*** RECORDS SHOWN

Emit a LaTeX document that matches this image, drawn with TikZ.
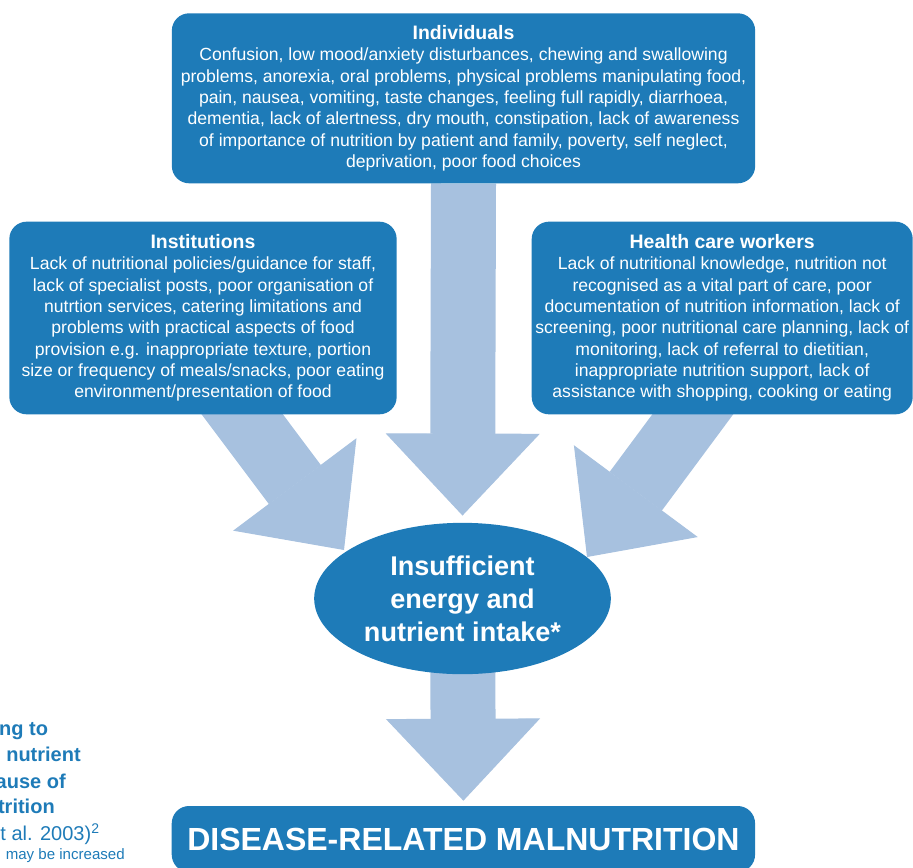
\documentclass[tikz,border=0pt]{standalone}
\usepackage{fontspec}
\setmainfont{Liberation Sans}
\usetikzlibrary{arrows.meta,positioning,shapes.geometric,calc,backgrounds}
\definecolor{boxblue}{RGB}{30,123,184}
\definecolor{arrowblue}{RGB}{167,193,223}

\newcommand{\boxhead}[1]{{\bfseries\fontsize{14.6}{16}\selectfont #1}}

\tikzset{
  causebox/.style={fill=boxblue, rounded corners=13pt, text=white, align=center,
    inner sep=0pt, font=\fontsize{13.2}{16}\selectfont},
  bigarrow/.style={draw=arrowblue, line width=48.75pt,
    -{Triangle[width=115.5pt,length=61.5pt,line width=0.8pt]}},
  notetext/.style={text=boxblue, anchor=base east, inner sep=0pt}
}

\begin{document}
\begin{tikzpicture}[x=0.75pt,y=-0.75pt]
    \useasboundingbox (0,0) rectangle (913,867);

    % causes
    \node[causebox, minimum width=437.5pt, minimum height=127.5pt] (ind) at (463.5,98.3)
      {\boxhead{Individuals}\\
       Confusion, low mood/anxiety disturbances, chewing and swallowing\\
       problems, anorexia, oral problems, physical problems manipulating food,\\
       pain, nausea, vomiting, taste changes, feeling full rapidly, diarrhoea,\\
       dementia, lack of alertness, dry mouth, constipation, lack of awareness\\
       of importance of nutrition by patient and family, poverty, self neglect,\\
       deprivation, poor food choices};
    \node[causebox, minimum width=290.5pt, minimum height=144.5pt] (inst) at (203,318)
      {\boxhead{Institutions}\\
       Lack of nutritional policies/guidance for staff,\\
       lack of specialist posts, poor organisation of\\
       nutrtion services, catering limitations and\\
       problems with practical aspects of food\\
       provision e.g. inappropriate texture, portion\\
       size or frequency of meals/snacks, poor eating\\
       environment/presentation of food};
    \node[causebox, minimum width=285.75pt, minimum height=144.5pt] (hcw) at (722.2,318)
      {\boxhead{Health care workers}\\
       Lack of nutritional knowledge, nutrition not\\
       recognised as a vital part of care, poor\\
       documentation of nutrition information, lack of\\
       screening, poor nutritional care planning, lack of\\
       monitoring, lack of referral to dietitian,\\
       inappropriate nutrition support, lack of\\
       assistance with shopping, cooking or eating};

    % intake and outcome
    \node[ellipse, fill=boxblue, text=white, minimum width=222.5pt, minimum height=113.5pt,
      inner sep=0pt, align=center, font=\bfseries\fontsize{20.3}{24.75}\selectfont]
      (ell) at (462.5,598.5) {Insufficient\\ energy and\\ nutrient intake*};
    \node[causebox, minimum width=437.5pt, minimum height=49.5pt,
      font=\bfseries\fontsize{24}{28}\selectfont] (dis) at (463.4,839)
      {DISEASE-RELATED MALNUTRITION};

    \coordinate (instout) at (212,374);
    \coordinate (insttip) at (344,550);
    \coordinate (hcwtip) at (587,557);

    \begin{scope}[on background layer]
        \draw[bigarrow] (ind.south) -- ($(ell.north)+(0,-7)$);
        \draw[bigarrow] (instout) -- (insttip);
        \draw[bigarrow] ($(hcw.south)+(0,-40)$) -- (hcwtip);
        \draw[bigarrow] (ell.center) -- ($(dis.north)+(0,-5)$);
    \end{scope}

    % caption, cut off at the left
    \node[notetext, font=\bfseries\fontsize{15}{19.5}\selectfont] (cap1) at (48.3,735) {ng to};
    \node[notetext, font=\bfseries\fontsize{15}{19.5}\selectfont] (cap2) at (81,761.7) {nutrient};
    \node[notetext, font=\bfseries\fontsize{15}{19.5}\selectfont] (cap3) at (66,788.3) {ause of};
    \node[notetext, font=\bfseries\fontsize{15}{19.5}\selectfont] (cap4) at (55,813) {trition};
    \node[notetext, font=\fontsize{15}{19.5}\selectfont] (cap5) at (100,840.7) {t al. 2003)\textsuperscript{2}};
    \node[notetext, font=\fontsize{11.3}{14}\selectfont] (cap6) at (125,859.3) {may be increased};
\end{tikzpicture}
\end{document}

******
*** RECORDS SHOWN

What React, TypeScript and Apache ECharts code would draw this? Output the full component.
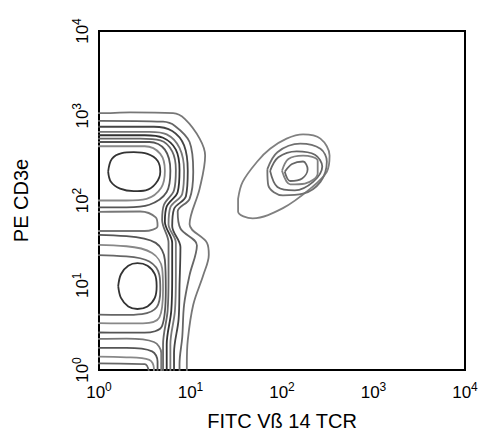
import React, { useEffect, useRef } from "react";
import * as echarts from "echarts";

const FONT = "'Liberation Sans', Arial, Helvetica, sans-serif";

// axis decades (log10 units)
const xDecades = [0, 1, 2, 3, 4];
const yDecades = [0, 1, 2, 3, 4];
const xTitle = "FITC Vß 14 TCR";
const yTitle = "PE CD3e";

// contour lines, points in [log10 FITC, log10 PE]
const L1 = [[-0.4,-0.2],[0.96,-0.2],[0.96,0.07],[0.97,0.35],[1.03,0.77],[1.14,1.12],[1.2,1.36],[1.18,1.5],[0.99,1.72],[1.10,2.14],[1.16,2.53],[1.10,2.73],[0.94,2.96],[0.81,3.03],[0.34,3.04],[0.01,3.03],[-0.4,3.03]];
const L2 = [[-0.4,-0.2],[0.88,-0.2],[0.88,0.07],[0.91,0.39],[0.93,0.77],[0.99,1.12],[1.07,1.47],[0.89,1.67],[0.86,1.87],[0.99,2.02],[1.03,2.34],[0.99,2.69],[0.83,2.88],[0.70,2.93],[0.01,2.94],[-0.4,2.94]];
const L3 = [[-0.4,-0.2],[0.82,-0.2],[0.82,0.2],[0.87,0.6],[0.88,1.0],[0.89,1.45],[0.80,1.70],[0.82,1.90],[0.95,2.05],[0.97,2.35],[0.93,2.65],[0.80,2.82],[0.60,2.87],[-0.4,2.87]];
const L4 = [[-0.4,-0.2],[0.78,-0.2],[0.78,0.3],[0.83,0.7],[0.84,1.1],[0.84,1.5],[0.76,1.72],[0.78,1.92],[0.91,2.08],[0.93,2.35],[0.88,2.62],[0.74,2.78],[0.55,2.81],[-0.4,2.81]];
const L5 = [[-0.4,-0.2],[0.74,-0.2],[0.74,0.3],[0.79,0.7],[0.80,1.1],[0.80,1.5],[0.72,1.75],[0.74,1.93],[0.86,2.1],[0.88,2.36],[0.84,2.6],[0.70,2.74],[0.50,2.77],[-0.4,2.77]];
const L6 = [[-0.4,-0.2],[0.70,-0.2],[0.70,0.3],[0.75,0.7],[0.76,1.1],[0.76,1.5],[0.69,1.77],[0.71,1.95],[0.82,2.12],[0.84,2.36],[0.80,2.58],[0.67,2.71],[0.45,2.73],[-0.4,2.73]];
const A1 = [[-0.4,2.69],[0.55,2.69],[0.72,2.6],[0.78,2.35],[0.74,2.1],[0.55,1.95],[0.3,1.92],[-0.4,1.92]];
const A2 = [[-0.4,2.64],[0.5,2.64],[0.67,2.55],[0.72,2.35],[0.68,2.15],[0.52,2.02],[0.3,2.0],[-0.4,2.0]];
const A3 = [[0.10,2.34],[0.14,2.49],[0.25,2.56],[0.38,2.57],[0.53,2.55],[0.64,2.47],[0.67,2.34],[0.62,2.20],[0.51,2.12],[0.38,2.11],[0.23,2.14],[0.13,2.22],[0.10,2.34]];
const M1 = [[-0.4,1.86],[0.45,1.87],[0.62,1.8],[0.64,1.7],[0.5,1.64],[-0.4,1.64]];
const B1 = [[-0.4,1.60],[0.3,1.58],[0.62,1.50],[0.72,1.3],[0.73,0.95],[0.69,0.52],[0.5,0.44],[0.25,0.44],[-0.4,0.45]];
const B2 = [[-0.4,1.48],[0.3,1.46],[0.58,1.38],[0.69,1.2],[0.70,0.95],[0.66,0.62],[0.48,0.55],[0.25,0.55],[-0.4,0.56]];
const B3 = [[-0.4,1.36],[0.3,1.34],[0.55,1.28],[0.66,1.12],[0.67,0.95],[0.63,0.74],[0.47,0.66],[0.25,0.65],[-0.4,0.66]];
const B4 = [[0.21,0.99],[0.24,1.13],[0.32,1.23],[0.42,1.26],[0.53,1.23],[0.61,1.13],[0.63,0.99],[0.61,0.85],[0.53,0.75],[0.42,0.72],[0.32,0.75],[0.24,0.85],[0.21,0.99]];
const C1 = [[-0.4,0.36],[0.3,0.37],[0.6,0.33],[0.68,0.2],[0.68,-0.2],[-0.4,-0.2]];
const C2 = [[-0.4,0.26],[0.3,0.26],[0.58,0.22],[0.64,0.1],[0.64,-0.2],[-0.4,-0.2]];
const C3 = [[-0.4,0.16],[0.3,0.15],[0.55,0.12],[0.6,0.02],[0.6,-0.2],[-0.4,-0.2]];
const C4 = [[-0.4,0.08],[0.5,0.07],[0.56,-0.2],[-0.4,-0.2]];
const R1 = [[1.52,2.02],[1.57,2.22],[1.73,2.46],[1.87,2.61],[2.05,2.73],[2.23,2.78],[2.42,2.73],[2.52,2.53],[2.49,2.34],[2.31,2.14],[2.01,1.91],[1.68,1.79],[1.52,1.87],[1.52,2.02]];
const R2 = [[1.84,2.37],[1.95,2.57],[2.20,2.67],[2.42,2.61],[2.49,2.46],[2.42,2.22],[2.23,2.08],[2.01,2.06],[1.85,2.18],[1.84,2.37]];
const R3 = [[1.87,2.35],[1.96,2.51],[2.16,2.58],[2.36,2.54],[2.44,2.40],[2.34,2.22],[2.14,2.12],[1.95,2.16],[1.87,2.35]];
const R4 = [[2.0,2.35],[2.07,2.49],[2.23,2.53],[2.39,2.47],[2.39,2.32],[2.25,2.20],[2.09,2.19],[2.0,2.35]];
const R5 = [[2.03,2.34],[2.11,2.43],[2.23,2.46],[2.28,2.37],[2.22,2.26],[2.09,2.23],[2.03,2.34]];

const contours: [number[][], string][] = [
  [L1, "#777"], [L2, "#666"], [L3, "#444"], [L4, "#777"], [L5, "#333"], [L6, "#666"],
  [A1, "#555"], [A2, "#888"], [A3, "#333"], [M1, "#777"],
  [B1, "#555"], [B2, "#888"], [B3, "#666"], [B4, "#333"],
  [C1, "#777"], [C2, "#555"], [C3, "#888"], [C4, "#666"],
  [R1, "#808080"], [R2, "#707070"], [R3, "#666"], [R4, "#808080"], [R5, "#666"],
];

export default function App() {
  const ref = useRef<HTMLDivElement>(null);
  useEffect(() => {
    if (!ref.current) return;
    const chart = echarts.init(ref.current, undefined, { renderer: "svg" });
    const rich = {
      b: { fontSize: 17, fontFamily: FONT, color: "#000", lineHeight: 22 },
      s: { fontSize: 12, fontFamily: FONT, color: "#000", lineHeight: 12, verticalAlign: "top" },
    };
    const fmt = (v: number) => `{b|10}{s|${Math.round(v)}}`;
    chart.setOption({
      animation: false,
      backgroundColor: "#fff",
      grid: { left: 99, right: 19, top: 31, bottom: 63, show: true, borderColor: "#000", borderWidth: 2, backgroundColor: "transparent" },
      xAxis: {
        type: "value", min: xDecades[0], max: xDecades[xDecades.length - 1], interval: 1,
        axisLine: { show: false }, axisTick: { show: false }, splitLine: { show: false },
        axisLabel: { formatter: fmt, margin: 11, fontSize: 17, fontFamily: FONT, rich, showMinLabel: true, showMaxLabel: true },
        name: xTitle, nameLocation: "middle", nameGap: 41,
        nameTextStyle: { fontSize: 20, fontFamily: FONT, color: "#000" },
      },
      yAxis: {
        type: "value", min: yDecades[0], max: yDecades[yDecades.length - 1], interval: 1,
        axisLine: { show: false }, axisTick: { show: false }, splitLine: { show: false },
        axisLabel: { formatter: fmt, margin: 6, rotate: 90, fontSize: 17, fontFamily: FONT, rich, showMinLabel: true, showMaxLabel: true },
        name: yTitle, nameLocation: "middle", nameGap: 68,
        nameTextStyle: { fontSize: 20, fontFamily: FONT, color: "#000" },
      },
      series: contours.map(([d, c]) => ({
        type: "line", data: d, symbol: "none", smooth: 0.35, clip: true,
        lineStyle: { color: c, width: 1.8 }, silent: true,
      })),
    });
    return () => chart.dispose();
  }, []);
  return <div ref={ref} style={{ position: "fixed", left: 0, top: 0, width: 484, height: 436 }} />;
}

******
*** RECORDS SHOWN

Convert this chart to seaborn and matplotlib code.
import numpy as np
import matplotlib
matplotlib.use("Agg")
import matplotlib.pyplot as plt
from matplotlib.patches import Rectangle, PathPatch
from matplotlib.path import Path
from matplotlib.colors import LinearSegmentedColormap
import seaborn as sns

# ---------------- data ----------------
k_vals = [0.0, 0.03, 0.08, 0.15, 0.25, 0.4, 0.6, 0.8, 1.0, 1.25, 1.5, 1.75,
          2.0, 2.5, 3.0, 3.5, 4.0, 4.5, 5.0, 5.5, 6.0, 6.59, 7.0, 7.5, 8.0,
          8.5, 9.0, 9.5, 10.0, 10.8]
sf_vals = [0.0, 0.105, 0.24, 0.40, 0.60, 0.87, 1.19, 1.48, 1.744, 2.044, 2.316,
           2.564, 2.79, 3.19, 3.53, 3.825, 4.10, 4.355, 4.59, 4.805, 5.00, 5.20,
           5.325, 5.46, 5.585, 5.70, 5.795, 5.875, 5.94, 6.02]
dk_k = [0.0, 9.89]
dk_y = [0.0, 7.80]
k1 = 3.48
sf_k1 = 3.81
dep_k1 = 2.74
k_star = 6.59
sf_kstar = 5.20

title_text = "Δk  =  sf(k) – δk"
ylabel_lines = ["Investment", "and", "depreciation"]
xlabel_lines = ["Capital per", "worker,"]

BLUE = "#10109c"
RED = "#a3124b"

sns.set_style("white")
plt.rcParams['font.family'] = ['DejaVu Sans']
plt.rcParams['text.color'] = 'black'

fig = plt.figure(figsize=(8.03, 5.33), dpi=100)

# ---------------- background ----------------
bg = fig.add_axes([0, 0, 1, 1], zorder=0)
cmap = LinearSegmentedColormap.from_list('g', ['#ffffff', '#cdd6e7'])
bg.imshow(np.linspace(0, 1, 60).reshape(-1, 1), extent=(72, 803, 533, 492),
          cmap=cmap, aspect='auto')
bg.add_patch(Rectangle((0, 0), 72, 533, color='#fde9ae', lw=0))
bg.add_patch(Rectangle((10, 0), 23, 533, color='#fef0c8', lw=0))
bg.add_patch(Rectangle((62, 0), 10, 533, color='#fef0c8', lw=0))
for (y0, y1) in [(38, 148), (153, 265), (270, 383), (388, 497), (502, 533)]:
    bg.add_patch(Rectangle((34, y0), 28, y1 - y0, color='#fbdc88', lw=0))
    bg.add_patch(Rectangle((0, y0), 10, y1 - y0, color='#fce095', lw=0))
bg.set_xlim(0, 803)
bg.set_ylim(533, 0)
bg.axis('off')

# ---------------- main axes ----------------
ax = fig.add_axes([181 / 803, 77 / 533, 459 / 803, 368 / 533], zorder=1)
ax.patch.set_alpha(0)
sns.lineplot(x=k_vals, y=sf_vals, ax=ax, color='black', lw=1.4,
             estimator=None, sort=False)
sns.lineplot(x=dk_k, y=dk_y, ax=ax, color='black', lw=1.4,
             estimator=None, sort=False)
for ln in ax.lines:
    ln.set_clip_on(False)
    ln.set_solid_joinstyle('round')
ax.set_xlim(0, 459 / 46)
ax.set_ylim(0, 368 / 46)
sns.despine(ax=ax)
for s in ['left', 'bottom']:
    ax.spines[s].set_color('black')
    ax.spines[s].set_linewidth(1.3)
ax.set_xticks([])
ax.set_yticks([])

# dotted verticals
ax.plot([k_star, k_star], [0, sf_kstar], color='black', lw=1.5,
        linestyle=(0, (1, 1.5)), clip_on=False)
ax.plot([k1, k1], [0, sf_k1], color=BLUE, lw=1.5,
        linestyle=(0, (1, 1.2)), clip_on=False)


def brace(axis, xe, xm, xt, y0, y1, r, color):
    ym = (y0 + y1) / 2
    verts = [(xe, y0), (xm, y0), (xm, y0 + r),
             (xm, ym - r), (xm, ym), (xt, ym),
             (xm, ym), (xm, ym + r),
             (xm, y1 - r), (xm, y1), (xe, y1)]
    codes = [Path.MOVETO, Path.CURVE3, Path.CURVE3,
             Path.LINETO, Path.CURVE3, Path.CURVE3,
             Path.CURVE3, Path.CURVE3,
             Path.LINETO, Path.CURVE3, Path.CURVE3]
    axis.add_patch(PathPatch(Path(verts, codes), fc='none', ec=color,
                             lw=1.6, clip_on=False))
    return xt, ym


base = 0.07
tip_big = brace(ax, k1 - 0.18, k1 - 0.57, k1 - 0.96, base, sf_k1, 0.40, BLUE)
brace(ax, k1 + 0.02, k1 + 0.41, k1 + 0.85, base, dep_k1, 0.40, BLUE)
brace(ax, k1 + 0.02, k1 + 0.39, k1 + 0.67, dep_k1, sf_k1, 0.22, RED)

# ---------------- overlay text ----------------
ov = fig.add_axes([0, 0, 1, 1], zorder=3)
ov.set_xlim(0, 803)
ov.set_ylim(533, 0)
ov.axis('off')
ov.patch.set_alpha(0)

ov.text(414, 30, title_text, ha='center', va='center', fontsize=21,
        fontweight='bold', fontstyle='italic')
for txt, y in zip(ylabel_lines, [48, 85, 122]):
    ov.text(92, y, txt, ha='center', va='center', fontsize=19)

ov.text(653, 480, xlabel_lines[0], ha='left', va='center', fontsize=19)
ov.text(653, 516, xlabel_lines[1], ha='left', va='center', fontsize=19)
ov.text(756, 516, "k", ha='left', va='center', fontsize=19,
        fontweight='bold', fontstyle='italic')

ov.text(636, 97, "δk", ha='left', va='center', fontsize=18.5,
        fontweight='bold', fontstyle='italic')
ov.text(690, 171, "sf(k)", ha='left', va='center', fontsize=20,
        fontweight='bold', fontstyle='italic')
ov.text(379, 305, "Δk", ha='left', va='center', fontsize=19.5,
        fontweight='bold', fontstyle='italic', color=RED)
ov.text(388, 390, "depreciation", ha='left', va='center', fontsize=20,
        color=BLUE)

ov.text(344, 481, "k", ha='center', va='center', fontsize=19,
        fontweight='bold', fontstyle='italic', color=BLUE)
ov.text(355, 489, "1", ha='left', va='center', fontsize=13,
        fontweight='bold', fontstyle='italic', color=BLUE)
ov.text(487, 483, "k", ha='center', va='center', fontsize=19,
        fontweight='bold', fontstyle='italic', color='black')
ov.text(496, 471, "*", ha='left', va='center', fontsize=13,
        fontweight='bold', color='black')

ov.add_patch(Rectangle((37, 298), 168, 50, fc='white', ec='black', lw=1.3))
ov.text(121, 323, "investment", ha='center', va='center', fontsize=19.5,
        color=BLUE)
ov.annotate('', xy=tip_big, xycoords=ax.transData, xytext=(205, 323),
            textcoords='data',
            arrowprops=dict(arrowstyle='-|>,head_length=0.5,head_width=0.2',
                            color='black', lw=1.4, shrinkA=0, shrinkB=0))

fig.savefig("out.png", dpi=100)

******

WHAT NEEDS TO BE DONE - Everything from the line with "Emit a LaTeX" down to the line with "(0,0) rectangle (913,867);" in the data above should be copied exactly, with both end lines kept and the pictures left out.

THE SOLUTION -
Emit a LaTeX document that matches this image, drawn with TikZ.
\documentclass[tikz,border=0pt]{standalone}
\usepackage{fontspec}
\setmainfont{Liberation Sans}
\usetikzlibrary{arrows.meta,positioning,shapes.geometric,calc,backgrounds}
\definecolor{boxblue}{RGB}{30,123,184}
\definecolor{arrowblue}{RGB}{167,193,223}

\newcommand{\boxhead}[1]{{\bfseries\fontsize{14.6}{16}\selectfont #1}}

\tikzset{
  causebox/.style={fill=boxblue, rounded corners=13pt, text=white, align=center,
    inner sep=0pt, font=\fontsize{13.2}{16}\selectfont},
  bigarrow/.style={draw=arrowblue, line width=48.75pt,
    -{Triangle[width=115.5pt,length=61.5pt,line width=0.8pt]}},
  notetext/.style={text=boxblue, anchor=base east, inner sep=0pt}
}

\begin{document}
\begin{tikzpicture}[x=0.75pt,y=-0.75pt]
    \useasboundingbox (0,0) rectangle (913,867);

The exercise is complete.